Leave it to beavers.
Members of the Castor canadensis family were the unlikely heroes -- and sympathetic victims -- in a recent drama played out at Willard Bay State Park.
It all started when Chevron -- French for "leaks like a sieve" -- had yet another pipeline rupture. This time it was near Willard Bay, resulting in a spill of more than 20,000 gallons of diesel fuel.
The environmental impact could have been much worse, but a beaver dam in the area contained the fuel and kept it from reaching Willard Bay. Six fuel-covered beavers were rescued and are now being nursed back to health. They're also being hailed in the media as "beaver heroes" -- or, as I've taken to calling them for short, "beaveroes."
Or are they?
According to a third-hand report -- and really, is there any better way to hear something than from someone who heard it from someone else? -- the Willard Bay beavers may not have been quite so beloved before the spill.
David R. Boyce, of Harrisville, was riding FrontRunner to Salt Lake City recently when he met a man who was on his way back home to Yakima, Wash. He'd been helping with the cleanup.
"A fellow passenger thanked him for helping save the beavers," David writes in an email. "He shrugged it off saying that what the state did not tell you was that they had previously set out traps for the beavers, and that some traps had dead beavers at the time of the pipeline leak. Now, evidently the state wanted to kill the beavers because the beavers were cutting down the trees in the area to make their dams."
Wait, are you telling me the state of Utah may have put out a hit on our beaveroes?
Phil Douglass, Northern Region outreach manager for the Utah Division of Wildlife Resources, said the idea that beavers had been trapped is "not out of the realm of possibility," but he stressed the state "hadn't done it as far as I know."
There had been some talk among park management about the problems the beavers were causing in the area, but Douglass knows of no decision to trap them.
I called Willard Bay State Park, but manager James Morgan said he was unaware of any beaver fatwa.
"If there were traps in the area, that's news to me," he said. "I'd have to defer to the wildlife people, but as far as I know, there were no traps out there."
But Morgan called back a bit later, after inquiring among his staff.
"They did find a trap out there," he said. "It wasn't my staff who set it, and it's probably a couple of years old.
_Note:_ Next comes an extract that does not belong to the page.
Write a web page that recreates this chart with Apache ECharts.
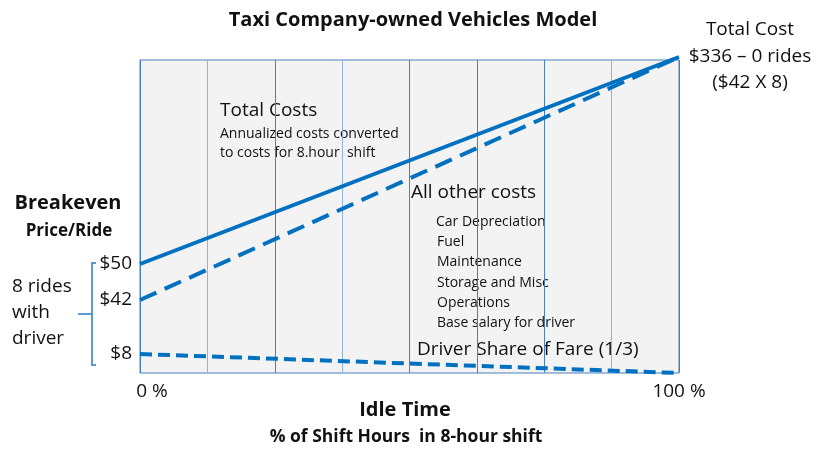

It looked like an old trap that was put out there and abandoned."
(Just out of curiosity, what do you suppose they use as bait in a beaver trap? Two-by-fours?)
So then, what's to become of the Willard Bay Six? Douglass said they'll be relocated to Rich County.
We may never know if someone in the government was out to get our beaveroes. But if they had been declared enemies of the state before the fuel leak, the irony is not lost on David Boyce.
"Thus," he writes, "people are trying to save beavers who got caught up in the spill; beavers the state had already wanted to kill because of the dams the beavers were making; dams that had stopped the spill from getting into the rest of Willard Bay ... . Amazing how the ironies pile."
Pile like the wood of a beaver lodge.